_Recorded data_
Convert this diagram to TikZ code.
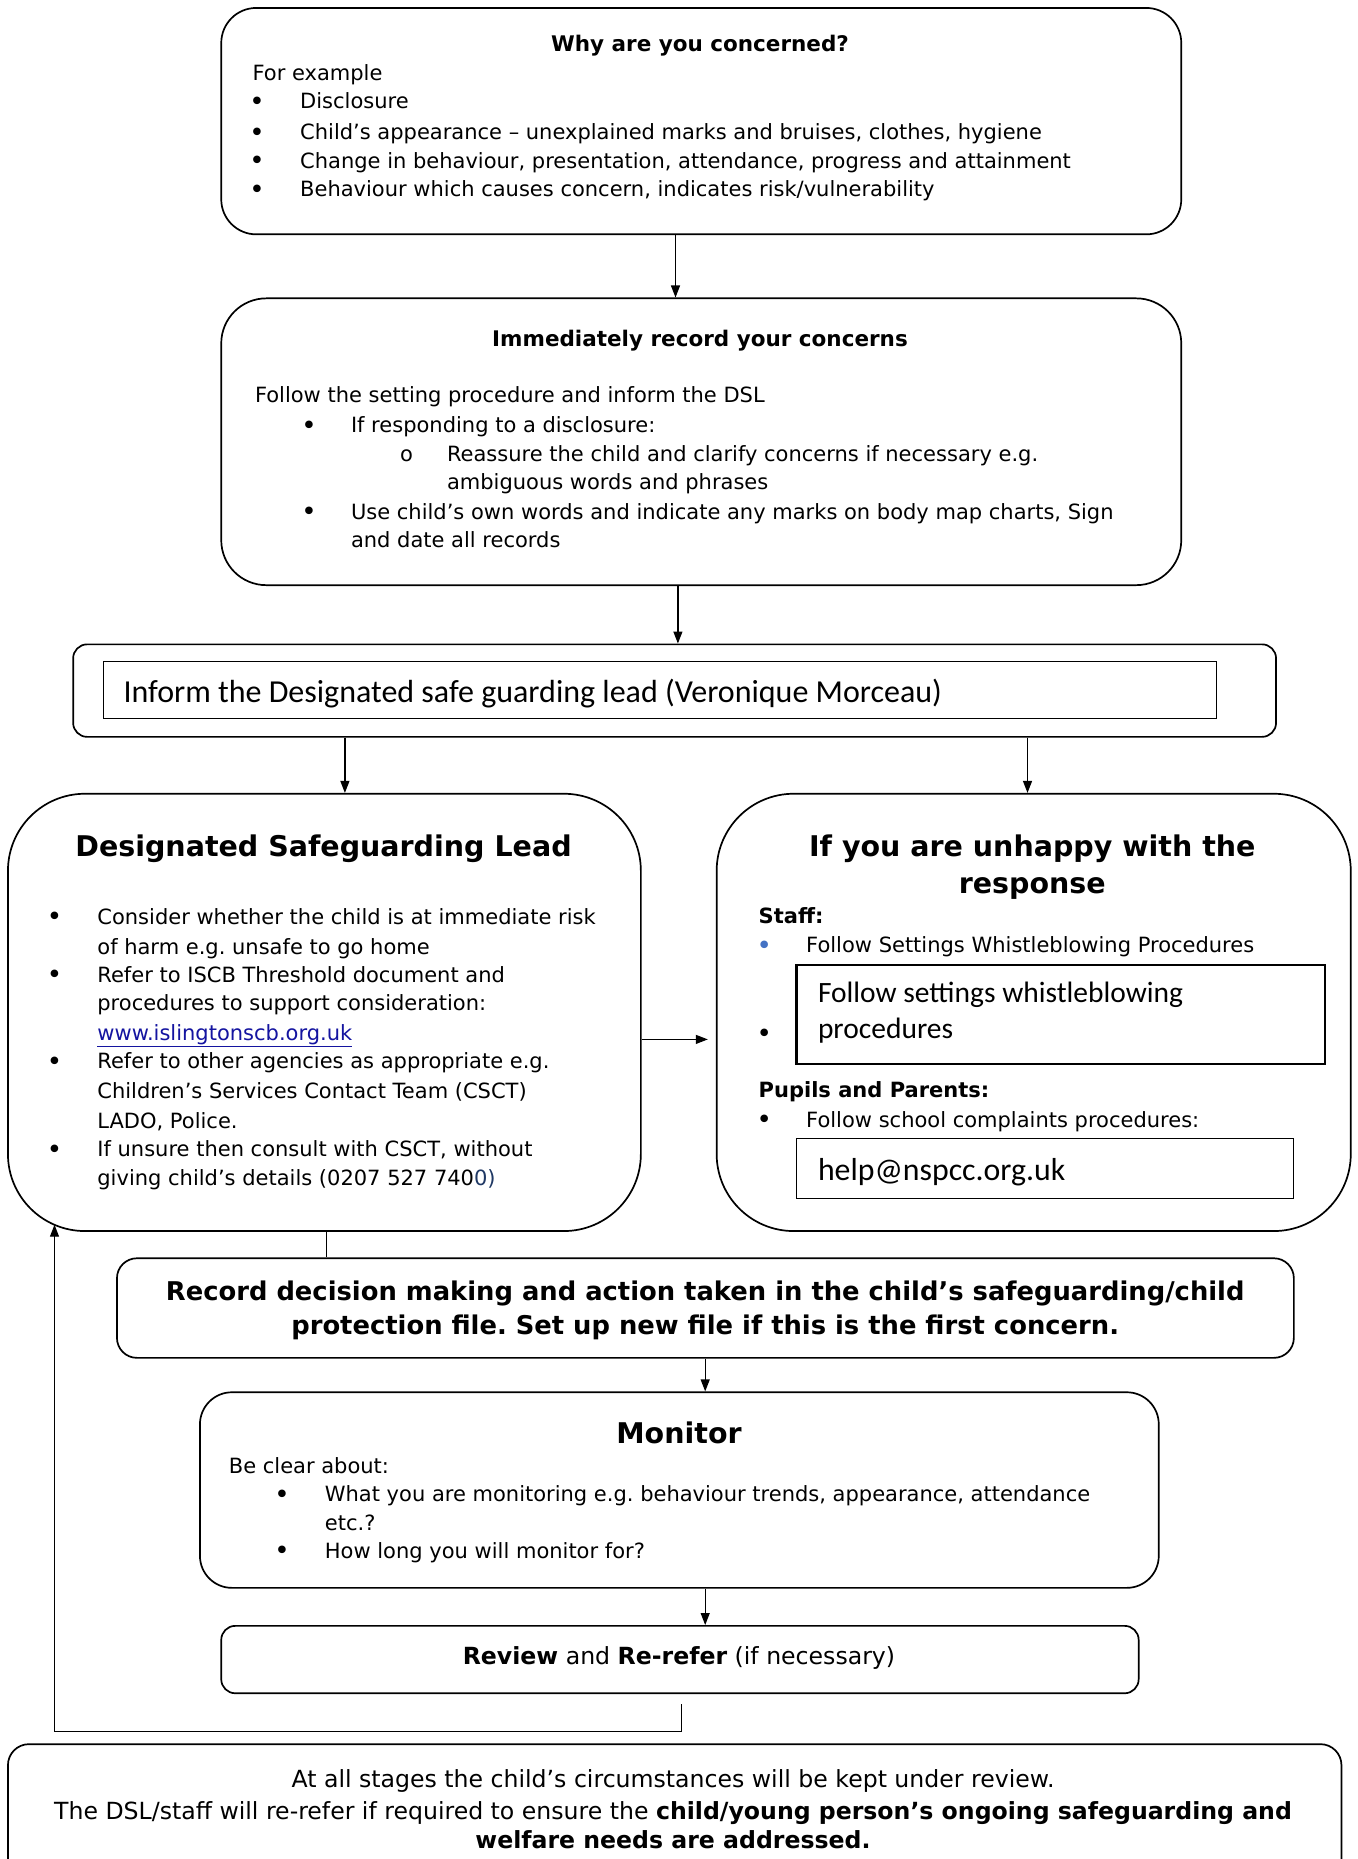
\documentclass[tikz,border=0pt]{standalone}
\usepackage{fontspec}
\setmainfont{DejaVu Sans}
\newfontfamily\calfont{Carlito}
\usetikzlibrary{arrows.meta}
\definecolor{urlblue}{RGB}{20,20,160}
\definecolor{darkblue}{RGB}{31,56,100}
\definecolor{bulblue}{RGB}{68,114,196}
\begin{document}
\frenchspacing
\begin{tikzpicture}[x=1pt,y=-1pt,
  box/.style={draw, line width=1.7pt, inner sep=0pt, anchor=north west},
  arr/.style={line width=1.2pt, -{Triangle[length=12pt,width=9pt]}},
  con/.style={line width=1.2pt},
  ln/.style={anchor=base west, inner sep=0pt, font=\fontsize{21}{24}\selectfont},
  lc/.style={anchor=base, inner sep=0pt, font=\fontsize{23.6}{26}\selectfont},
  bul/.style={anchor=base, inner sep=0pt, font=\fontsize{26}{28}\selectfont, yshift=-1.5pt},
  ttl/.style={anchor=base, inner sep=0pt, font=\fontsize{21.5}{24}\selectfont\bfseries},
  big/.style={anchor=base, inner sep=0pt, font=\fontsize{28.5}{30}\selectfont\bfseries},
  cal/.style={anchor=base west, inner sep=0pt, font=\fontsize{29.5}{30}\calfont}]
\useasboundingbox (0,0) rectangle (1357,1859);
\clip (0,0) rectangle (1357,1859);
\fill[white] (0,0) rectangle (1357,1859);

% ---------- boxes ----------
\node[box, rounded corners=35pt, minimum width=960pt, minimum height=226.4pt] (b1) at (220.4,7.1) {};
\node[box, rounded corners=45pt, minimum width=960pt, minimum height=286.8pt] (b2) at (220.4,297.5) {};
\node[box, rounded corners=14pt, minimum width=1202.9pt, minimum height=92.5pt] (b3) at (72.3,643.5) {};
\node[draw, line width=1pt, inner sep=0pt, anchor=north west, minimum width=1112.9pt, minimum height=56.9pt] (b3in) at (103.1,661.3) {};
\node[box, rounded corners=77pt, minimum width=632.9pt, minimum height=437.3pt] (dsl) at (7.1,792.9) {};
\node[box, rounded corners=77pt, minimum width=634.1pt, minimum height=437.3pt] (unh) at (715.8,792.9) {};
\node[draw, line width=2.4pt, inner sep=0pt, anchor=north west, minimum width=528.5pt, minimum height=99.5pt] (wbox) at (795.3,963.5) {};
\node[draw, line width=1pt, inner sep=0pt, anchor=north west, minimum width=496.6pt, minimum height=60.4pt] (hbox) at (796.4,1137.8) {};
\node[box, rounded corners=20pt, minimum width=1176.9pt, minimum height=99.6pt] (rec) at (116.1,1257.4) {};
\node[box, rounded corners=32pt, minimum width=958.8pt, minimum height=195.6pt] (mon) at (199.1,1391.4) {};
\node[box, rounded corners=14pt, minimum width=917.4pt, minimum height=67.4pt] (rev) at (220.4,1625) {};
\node[box, rounded corners=21pt, minimum width=1333.5pt, minimum height=170pt] (bot) at (7.1,1743.3) {};

% ---------- connectors ----------
\coordinate (x1) at (675.5,0);
\coordinate (x2) at (677.9,0);
\coordinate (xa) at (344.9,0);
\coordinate (xb) at (1027.5,0);
\coordinate (xc) at (705.2,0);
\coordinate (yh) at (0,1039.4);
\draw[arr] (b1.south -| x1) -- (b2.north -| x1);
\draw[arr] (b2.south -| x2) -- (b3.north -| x2);
\draw[arr] (b3.south -| xa) -- (dsl.north -| xa);
\draw[arr] (b3.south -| xb) -- (unh.north -| xb);
\draw[arr, shorten >=8pt] (dsl.east |- yh) -- (unh.west |- yh);
\draw[con] ([xshift=2.4pt]dsl.south) -- ([xshift=2.4pt]dsl.south |- rec.north);
\draw[arr] (rec.south -| xc) -- (mon.north -| xc);
\draw[arr] (mon.south -| xc) -- (rev.north -| xc);
\coordinate (fb) at (681.5,1704.3);
\draw[arr] (fb) -- (681.5,1731.5) -- (54.5,1731.5) -- ([xshift=47.4pt,yshift=7.2pt]dsl.south west);

% ---------- box 1 ----------
\node[ttl] (t1) at (700,52) {Why are you concerned?};
\node[ln] (t1a) at (252.4,80.5) {For example};
\node[bul] (t1b1) at (257,109) {•};
\node[ln] (t1b) at (300,109) {Disclosure};
\node[bul] (t1c1) at (257,139.7) {•};
\node[ln] (t1c) at (300,139.7) {Child’s appearance – unexplained marks and bruises, clothes, hygiene};
\node[bul] (t1d1) at (257,168.2) {•};
\node[ln] (t1d) at (300,168.2) {Change in behaviour, presentation, attendance, progress and attainment};
\node[bul] (t1e1) at (257,196.6) {•};
\node[ln] (t1e) at (300,196.6) {Behaviour which causes concern, indicates risk/vulnerability};

% ---------- box 2 ----------
\node[ttl] (t2) at (700,346) {Immediately record your concerns};
\node[ln] (t2a) at (254.8,402.8) {Follow the setting procedure and inform the DSL};
\node[bul] (t2b1) at (309,432.5) {•};
\node[ln] (t2b) at (350.8,432.5) {If responding to a disclosure:};
\node[ln, anchor=base] (t2c1) at (406.5,461) {o};
\node[ln] (t2c) at (446.8,461) {Reassure the child and clarify concerns if necessary e.g.};
\node[ln] (t2d) at (446.8,489.4) {ambiguous words and phrases};
\node[bul] (t2e1) at (309,519) {•};
\node[ln] (t2e) at (350.8,519) {Use child’s own words and indicate any marks on body map charts, Sign};
\node[ln] (t2f) at (350.8,547.4) {and date all records};

% ---------- box 3 ----------
\node[cal, font=\fontsize{32}{34}\calfont] (t3) at (123.3,702.5) {Inform the Designated safe guarding lead (Veronique Morceau)};

% ---------- DSL ----------
\node[big] (t4) at (323.5,856) {Designated Safeguarding Lead};
\node[bul] (t4a1) at (54.5,924.3) {•};
\node[ln] (t4a) at (97.2,924.3) {Consider whether the child is at immediate risk};
\node[ln] (t4b) at (97.2,954) {of harm e.g. unsafe to go home};
\node[bul] (t4c1) at (54.5,982.4) {•};
\node[ln] (t4c) at (97.2,982.4) {Refer to ISCB Threshold document and};
\node[ln] (t4d) at (97.2,1010.8) {procedures to support consideration:};
\node[ln, text=urlblue] (t4e) at (97.2,1040.5) {\underline{www.islingtonscb.org.uk}};
\node[bul] (t4f1) at (54.5,1068.9) {•};
\node[ln] (t4f) at (97.2,1068.9) {Refer to other agencies as appropriate e.g.};
\node[ln] (t4g) at (97.2,1098.5) {Children’s Services Contact Team (CSCT)};
\node[ln] (t4h) at (97.2,1128.2) {LADO, Police.};
\node[bul] (t4i1) at (54.5,1156.6) {•};
\node[ln] (t4i) at (97.2,1156.6) {If unsure then consult with CSCT, without};
\node[ln] (t4j) at (97.2,1185) {giving child’s details (0207 527 740\textcolor{darkblue}{0)}};

% ---------- unhappy ----------
\node[big] (t5) at (1032.3,856) {If you are unhappy with the};
\node[big] (t5b) at (1032.3,893) {response};
\node[ln, font=\fontsize{21}{24}\selectfont\bfseries] (t5c) at (758.5,923) {Staff:};
\node[bul, text=bulblue] (t5d1) at (764.4,952.8) {•};
\node[ln] (t5d) at (806,952.8) {Follow Settings Whistleblowing Procedures};
\node[cal] (t5e) at (817.8,1002) {Follow settings whistleblowing};
\node[cal] (t5f) at (817.8,1038.7) {procedures};
\node[bul] (t5f1) at (764.4,1040.5) {•};
\node[ln, font=\fontsize{21}{24}\selectfont\bfseries] (t5g) at (758.5,1097.4) {Pupils and Parents:};
\node[bul] (t5h1) at (764.4,1127) {•};
\node[ln] (t5h) at (806,1127) {Follow school complaints procedures:};
\node[cal, font=\fontsize{31.8}{34}\calfont] (t5i) at (817.8,1180) {help@nspcc.org.uk};

% ---------- record ----------
\node[ttl, font=\fontsize{25.8}{28}\selectfont\bfseries] (t6) at (705.2,1300.5) {Record decision making and action taken in the child’s safeguarding/child};
\node[ttl, font=\fontsize{25.8}{28}\selectfont\bfseries] (t6b) at (705.2,1334.7) {protection file. Set up new file if this is the first concern.};

% ---------- monitor ----------
\node[big] (t7) at (679,1443) {Monitor};
\node[ln] (t7a) at (228.7,1473) {Be clear about:};
\node[bul] (t7b1) at (282,1501.5) {•};
\node[ln] (t7b) at (324.7,1501.5) {What you are monitoring e.g. behaviour trends, appearance, attendance};
\node[ln] (t7c) at (324.7,1530) {etc.?};
\node[bul] (t7d1) at (282,1558.4) {•};
\node[ln] (t7d) at (324.7,1558.4) {How long you will monitor for?};

% ---------- review ----------
\node[lc] (t8) at (679,1664) {\textbf{Review} and \textbf{Re-refer} (if necessary)};

% ---------- bottom ----------
\node[lc] (t9) at (673,1787) {At all stages the child’s circumstances will be kept under review.};
\node[lc] (t9b) at (673,1819) {The DSL/staff will re-refer if required to ensure the \textbf{child/young person’s ongoing safeguarding and}};
\node[lc] (t9c) at (673,1848.5) {\textbf{welfare needs are addressed.}};
\end{tikzpicture}
\end{document}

_Task brief_
Check every line of the material for the string "this" and give the number of lines that have it, without anything else.

_Written solution_
2